>> Start Supplied data

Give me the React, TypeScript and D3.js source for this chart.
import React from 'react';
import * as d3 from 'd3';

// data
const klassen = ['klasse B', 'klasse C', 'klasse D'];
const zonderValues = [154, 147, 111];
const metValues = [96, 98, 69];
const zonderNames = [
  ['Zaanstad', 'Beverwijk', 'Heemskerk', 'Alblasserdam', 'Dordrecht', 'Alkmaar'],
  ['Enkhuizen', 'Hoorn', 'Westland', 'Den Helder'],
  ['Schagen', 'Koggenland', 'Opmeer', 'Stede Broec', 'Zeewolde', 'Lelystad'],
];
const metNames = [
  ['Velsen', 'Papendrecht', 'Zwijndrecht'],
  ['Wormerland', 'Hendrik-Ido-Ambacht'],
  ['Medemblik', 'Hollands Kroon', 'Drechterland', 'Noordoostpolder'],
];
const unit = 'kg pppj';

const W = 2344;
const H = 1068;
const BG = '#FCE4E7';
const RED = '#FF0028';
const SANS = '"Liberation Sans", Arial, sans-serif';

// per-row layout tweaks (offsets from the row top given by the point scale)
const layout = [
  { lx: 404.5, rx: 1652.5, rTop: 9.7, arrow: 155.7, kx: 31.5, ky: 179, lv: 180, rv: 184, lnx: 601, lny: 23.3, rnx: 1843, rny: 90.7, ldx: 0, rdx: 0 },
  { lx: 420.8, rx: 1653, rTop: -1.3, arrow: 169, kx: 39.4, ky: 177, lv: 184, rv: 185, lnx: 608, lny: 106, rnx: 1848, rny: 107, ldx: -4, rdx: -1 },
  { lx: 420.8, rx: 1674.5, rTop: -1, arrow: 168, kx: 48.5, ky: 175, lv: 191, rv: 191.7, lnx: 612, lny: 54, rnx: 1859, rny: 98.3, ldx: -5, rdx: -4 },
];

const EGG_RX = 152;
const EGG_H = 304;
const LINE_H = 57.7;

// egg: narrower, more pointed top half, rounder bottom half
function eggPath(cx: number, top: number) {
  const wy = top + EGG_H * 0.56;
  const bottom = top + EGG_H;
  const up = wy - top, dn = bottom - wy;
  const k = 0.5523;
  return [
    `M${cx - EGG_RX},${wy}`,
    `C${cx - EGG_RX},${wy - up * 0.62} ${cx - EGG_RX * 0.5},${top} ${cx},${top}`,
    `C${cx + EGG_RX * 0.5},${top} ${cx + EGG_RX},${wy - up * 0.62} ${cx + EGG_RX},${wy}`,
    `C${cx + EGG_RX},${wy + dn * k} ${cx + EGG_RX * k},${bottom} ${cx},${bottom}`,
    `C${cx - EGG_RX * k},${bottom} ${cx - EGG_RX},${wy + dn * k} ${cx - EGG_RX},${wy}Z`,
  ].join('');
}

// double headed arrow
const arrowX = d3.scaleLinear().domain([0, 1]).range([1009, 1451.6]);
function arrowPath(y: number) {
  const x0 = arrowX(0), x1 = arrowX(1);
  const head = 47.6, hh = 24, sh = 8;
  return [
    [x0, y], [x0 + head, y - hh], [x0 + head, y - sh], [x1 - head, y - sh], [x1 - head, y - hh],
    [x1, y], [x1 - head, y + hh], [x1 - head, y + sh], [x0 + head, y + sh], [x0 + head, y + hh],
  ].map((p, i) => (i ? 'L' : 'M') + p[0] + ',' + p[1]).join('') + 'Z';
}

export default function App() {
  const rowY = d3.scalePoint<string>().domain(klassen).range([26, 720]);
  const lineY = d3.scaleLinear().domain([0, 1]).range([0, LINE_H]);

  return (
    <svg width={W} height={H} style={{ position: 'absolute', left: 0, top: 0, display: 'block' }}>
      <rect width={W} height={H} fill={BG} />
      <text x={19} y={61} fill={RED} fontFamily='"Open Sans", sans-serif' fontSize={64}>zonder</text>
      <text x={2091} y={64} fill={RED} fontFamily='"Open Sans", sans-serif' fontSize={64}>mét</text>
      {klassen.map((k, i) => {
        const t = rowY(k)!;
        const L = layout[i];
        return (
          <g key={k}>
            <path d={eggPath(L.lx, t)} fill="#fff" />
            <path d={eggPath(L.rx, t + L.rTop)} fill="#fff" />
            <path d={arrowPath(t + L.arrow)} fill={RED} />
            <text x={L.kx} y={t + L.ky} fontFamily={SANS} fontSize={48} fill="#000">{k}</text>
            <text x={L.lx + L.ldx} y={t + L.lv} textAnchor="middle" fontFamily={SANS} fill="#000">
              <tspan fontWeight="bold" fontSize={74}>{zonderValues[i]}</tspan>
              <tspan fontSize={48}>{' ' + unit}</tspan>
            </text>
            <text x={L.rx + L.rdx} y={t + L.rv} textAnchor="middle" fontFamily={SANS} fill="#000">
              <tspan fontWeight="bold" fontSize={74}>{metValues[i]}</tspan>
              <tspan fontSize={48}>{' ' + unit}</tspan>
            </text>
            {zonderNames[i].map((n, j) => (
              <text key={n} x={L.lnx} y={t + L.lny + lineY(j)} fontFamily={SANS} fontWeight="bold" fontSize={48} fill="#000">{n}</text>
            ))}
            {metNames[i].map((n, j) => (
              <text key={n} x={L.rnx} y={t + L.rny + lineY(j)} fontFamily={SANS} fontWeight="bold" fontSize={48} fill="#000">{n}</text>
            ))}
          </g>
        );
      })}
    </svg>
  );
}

>> End Supplied data

Gather every line containing the word "React" and copy it.

Answer in full:
Give me the React, TypeScript and D3.js source for this chart.
import React from 'react';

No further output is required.